Spoiler alert: Do not read unless you have watched “Top Gun: Maverick.”
The long-in-the-works sequel to the 1986 Tom Cruise blockbuster has been shattering expectations since it launched into the theaters on May 27, soaring to a $160 million domestic opening. The high-flying, practically shot jet plane action sequences and Cruise’s inimitable star power have brought crowds to their feet.
But Val Kilmer’s return as Tom “Iceman” Kazansky was an undeniable highlight for many. And it’s all thanks to artificial intelligence.
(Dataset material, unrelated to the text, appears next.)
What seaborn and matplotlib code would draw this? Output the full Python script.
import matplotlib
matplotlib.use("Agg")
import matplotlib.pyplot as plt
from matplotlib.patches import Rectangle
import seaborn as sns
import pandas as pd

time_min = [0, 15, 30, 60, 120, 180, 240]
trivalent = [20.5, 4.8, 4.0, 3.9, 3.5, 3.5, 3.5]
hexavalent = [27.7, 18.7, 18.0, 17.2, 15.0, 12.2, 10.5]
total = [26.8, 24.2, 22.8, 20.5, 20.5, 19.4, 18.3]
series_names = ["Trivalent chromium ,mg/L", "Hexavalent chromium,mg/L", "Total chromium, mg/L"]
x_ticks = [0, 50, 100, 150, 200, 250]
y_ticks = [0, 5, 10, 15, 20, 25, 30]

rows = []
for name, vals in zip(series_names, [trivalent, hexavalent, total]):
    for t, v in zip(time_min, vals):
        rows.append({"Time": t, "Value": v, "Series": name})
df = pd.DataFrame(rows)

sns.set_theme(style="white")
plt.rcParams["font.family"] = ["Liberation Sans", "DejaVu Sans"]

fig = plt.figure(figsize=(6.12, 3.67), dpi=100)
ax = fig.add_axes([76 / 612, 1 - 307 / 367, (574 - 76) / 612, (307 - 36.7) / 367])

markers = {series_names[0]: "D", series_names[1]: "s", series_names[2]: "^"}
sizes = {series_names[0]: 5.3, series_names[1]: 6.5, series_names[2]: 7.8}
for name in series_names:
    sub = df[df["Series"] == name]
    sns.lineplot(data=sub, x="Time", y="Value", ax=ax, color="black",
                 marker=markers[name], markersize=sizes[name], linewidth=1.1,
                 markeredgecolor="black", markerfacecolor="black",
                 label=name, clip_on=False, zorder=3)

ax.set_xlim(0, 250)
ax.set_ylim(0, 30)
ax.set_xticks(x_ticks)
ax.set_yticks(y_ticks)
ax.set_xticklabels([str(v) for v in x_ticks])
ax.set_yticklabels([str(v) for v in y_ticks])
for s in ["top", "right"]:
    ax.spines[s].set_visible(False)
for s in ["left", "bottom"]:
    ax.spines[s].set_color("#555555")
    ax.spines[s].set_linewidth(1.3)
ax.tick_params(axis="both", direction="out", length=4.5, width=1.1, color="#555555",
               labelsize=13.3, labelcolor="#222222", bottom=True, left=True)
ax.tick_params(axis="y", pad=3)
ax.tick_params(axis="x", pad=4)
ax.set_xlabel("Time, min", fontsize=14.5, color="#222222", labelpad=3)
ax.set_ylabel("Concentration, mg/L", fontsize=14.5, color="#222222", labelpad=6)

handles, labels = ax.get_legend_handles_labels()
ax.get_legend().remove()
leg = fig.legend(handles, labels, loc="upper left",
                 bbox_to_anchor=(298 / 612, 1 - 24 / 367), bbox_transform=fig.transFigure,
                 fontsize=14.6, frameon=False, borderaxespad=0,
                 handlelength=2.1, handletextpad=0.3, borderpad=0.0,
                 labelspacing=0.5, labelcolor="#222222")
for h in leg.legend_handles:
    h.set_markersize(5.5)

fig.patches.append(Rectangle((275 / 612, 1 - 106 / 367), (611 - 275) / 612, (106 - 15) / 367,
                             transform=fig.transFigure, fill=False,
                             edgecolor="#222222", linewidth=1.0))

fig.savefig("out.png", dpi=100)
Going into “Top Gun: Maverick,” Kilmer’s appearance was a big question mark. The actor lost his ability to speak after going through throat cancer treatment in 2014. Instead of leaving Iceman and Kilmer out of the long-anticipated sequel, the writers wove Kilmer’s story into the character. In “Top Gun: Maverick,” Iceman also has cancer and, for the majority of his brief time in the film, communicates with Maverick by typing.
However, Kilmer does have one emotional line of dialogue, which required a unique partnership between Kilmer and Sonantic, a voice synthesis company. Sonantic, with which Kilmer previously partnered in 2021 for another project, fed hours of Kilmer’s archival recordings through an A.I. to generate a voice model that is a vocal clone of the actor.
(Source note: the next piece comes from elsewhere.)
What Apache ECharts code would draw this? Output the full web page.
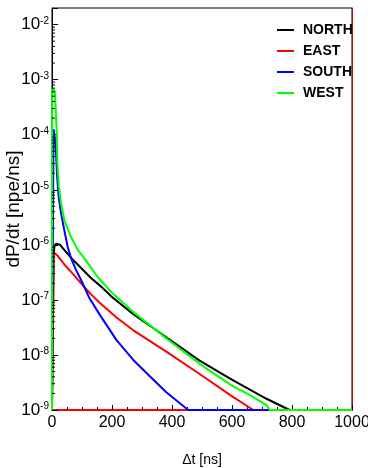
<!DOCTYPE html>
<html>
<head>
<meta charset="utf-8">
<script src="https://cdn.jsdelivr.net/npm/echarts@6/dist/echarts.min.js"></script>
<style>
  html, body { margin: 0; padding: 0; background: #fff; }
  #chart { width: 368px; height: 468px; }
</style>
</head>
<body>
<div id="chart"></div>
<script>
// values (dP/dt vs delta t)
const seriesNames = ['NORTH', 'EAST', 'SOUTH', 'WEST'];
const seriesColors = ['#000000', '#ff0000', '#0000ff', '#00ff00'];

const northT = [0, 4, 5, 8, 13, 19, 27, 41, 69, 97, 130, 164, 198, 271, 381, 492, 598, 715, 792, 1000];
const northV = [1e-9, 1e-9, 5.6e-7, 9.3e-7, 1.05e-6, 1.1e-6, 1.0e-6, 8.1e-7, 5.4e-7, 3.8e-7, 2.5e-7, 1.74e-7, 1.15e-7, 5.5e-8, 2.1e-8, 7.9e-9, 3.6e-9, 1.6e-9, 1e-9, 1e-9];

const eastT = [0, 5, 6, 8, 19, 41, 69, 97, 130, 159, 215, 271, 381, 492, 598, 671, 1000];
const eastV = [1e-9, 1e-9, 6.3e-7, 7.1e-7, 6.3e-7, 4.4e-7, 3.0e-7, 2.0e-7, 1.26e-7, 8.9e-8, 4.8e-8, 2.8e-8, 1.15e-8, 4.5e-9, 1.8e-9, 1e-9, 1e-9];

const southT = [0, 4, 5, 9, 11, 14, 17, 22, 30, 41, 52, 63, 80, 97, 125, 159, 215, 271, 326, 381, 454, 1000];
const southV = [1e-9, 1e-9, 1.26e-4, 1.26e-4, 7.9e-5, 4.0e-5, 1.78e-5, 7.6e-6, 3.8e-6, 1.86e-6, 9.3e-7, 5.8e-7, 3.5e-7, 2.3e-7, 1.07e-7, 5.4e-8, 1.86e-8, 8.1e-9, 4.1e-9, 2.1e-9, 1e-9, 1e-9];

const westT = [0, 0.5, 9, 12, 15, 18, 20, 23, 30, 41, 63, 86, 119, 152, 198, 271, 381, 492, 598, 660, 715, 726, 1000];
const westV = [1e-9, 6.9e-4, 6.3e-4, 3.2e-4, 1.4e-4, 3.2e-5, 2.0e-5, 1.15e-5, 5.8e-6, 2.8e-6, 1.4e-6, 8.1e-7, 4.7e-7, 2.6e-7, 1.38e-7, 6.0e-8, 2.0e-8, 6.9e-9, 2.8e-9, 1.86e-9, 1.23e-9, 1e-9, 1e-9];

const xTitle = 'Δt [ns]';
const yTitle = 'dP/dt [npe/ns]';

const yMin = 1e-9;
const yMax = 0.02;

const font = "'Liberation Sans', Arial, sans-serif";

// log-spaced minor ticks (2..9 per decade)
const minorY = [];
for (let e = -9; e <= -2; e++) {
  for (let m = 2; m <= 9; m++) {
    const v = m * Math.pow(10, e);
    if (v < yMax) minorY.push(v);
  }
}

const pairs = (t, v) => t.map((x, i) => [x, v[i]]);
const dataSets = [pairs(northT, northV), pairs(eastT, eastV), pairs(southT, southV), pairs(westT, westV)];

const chart = echarts.init(document.getElementById('chart'));

const lineSeries = seriesNames.map((name, idx) => ({
  name,
  type: 'line',
  data: dataSets[idx],
  showSymbol: false,
  symbol: 'none',
  lineStyle: { color: seriesColors[idx], width: 2 },
  itemStyle: { color: seriesColors[idx] },
  z: 3 + idx,
}));

const option = {
  animation: false,
  grid: {
    left: 52, right: 16, top: 8, bottom: 58,
    outerBoundsMode: 'none',
    containLabel: false,
    show: true, borderColor: '#000', borderWidth: 1,
  },
  legend: {
    data: seriesNames,
    orient: 'vertical',
    left: 272,
    top: 18,
    icon: 'rect',
    itemWidth: 17,
    itemHeight: 2,
    itemGap: 7,
    textStyle: {
      fontFamily: font, fontWeight: 'bold', fontSize: 14,
      lineHeight: 14, color: '#000', padding: [0, 0, 0, 4],
    },
  },
  xAxis: {
    type: 'value',
    min: 0,
    max: 1000,
    interval: 200,
    name: xTitle,
    nameLocation: 'middle',
    nameGap: 43,
    nameMoveOverlap: false,
    nameTextStyle: { fontFamily: font, fontSize: 14, color: '#000' },
    axisLine: { show: true, lineStyle: { color: '#ff0000', width: 2 } },
    axisTick: { show: true, inside: true, length: 5, lineStyle: { color: '#000' } },
    minorTick: { show: true, splitNumber: 4, length: 3, lineStyle: { color: '#000' } },
    axisLabel: {
      fontFamily: font, fontSize: 16, color: '#000', margin: 5,
      formatter: (v) => String(v),
    },
    splitLine: { show: false },
  },
  yAxis: [{
    type: 'log',
    logBase: 10,
    min: yMin,
    max: yMax,
    interval: 1,
    name: yTitle,
    nameLocation: 'middle',
    nameGap: 29,
    nameMoveOverlap: false,
    nameTextStyle: { fontFamily: font, fontSize: 19, color: '#000' },
    axisLine: { show: true, lineStyle: { color: '#000', width: 1 } },
    axisTick: { show: true, inside: true, length: 6, lineStyle: { color: '#000' } },
    axisLabel: {
      margin: 3,
      formatter: (v) => {
        const e = Math.log10(v);
        if (Math.abs(e - Math.round(e)) > 1e-6) return '';
        return '{b|10}{s|' + Math.round(e) + '}';
      },
      rich: {
        b: { fontFamily: font, fontSize: 17, lineHeight: 17, color: '#000' },
        s: { fontFamily: font, fontSize: 10, lineHeight: 10, verticalAlign: 'top', color: '#000', padding: [0, 0, 4, 0] },
      },
    },
    splitLine: { show: false },
  }, {
    type: 'log',
    logBase: 10,
    min: yMin,
    max: yMax,
    position: 'right',
    axisLine: { show: true, lineStyle: { color: '#aa1111', width: 1 } },
    axisTick: { show: false },
    axisLabel: { show: false },
    splitLine: { show: false },
  }],
  series: [
    ...lineSeries,
    {
      name: 'minorTicks',
      type: 'custom',
      silent: true,
      z: 10,
      clip: false,
      data: minorY.map(v => [0, v]),
      renderItem: (params, api) => {
        const p = api.coord([0, api.value(1)]);
        return {
          type: 'line',
          shape: { x1: p[0], y1: p[1], x2: p[0] + 3, y2: p[1] },
          style: { stroke: '#000', lineWidth: 1 },
        };
      },
    },
  ],
};

chart.setOption(option);
</script>
</body>
</html>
The use of this technology hit close to home for Rupal Patel, a Northeastern professor in communication sciences and disorders. Patel has worked extensively with vocal synthesis technology, and almost as soon as the film hit theaters, her phone started going off. Her work in the Communication Analysis and Design Laboratory and with her spin-out company VocaliD uses the technology to recreate voices for those who have lost them or who never had them in the first place.
Patel said that Sonantic’s work with Kilmer is only possible because of rapid advances in vocal synthesis technology over the last decade. What used to be a time-consuming, expensive process that required hours of recorded or archived audio to create or restore a voice is more streamlined and advanced than ever before.
“In the last 10 years, there’s been all these advances in machine learning that allow us to now basically take less audio––maybe about an hour of audio or sometimes even less than that––and feed it to a neural network,” Patel said. “That neural network then learns how to speak like that person.”
According to Patel, Sonantic most likely employed a text-to-speech approach for “Top Gun: Maverick.” With text to speech, previously recorded audio or audio from a vocal donor is used as the foundation of the vocal model. In this case, Kilmer provided hours of archival footage that essentially helped train the neural model to clone his voice. However, the recordings did not provide enough audio to produce an accurate model, Sonantic wrote in a blog post about its original collaboration with Kilmer.
Ultimately, Sonantic said it “generated more than 40 different voice models and selected the best, highest-quality, most expressive one.” From there, creatives took the voice model, fed it dialogue and fine-tuned the performance manually.
Kilmer’s appearance in “Top Gun: Maverick” has brought audiences to tears, but Patel said audiences shouldn’t expect Oscar-worthy work from an A.I.-assisted voice performance just yet.
“It’s going to be a while, but what we’re seeing today versus even five years ago is a night-and-day difference because machine learning has supercharged this field in a way that we could never imagine,” Patel said.
The use of voice synthesis in “Top Gun: Maverick” and even “The Mandalorian” is only the tip of the iceberg when it comes to the technology. Synthesized voices are everywhere, even if most people don’t realize it, Patel said. It goes beyond virtual assistants like Apple’s Siri and Amazon’s Alexa; synthesized voices are now used in telemarketing, advertisements, audio books, and even radio.
However, as with any new technology, Patel urged caution when considering its
uses––and misuses. In 2020, cyber-fraudsters voice cloned a company director in order to pull off a $35 million bank heist, but the potential ethical pitfalls go beyond criminal activity. There are also issues of how to guarantee fair use and royalties for voice actors.
“It’s going to be really important that companies that are creating voice clones actually have a seat at the table to understand how to prevent this from being misused and abused technology,” Patel said. “Consent is really important. Understanding the use cases is really important.”
Patel’s VocaliD and Modulate, another Boston-based company, created the Aithos Coalition to help ensure that synthetic media technologies are used ethically and not creating “big booby traps down the road,” Patel said.
Taking a measured, multi-pronged approach to the future of this technology will pay dividends, she said, especially as voice synthesis continues to advance.
“If the past few years dictate where we’re going with this, the line between human and virtual is going to get blurrier and blurrier,” Patel said.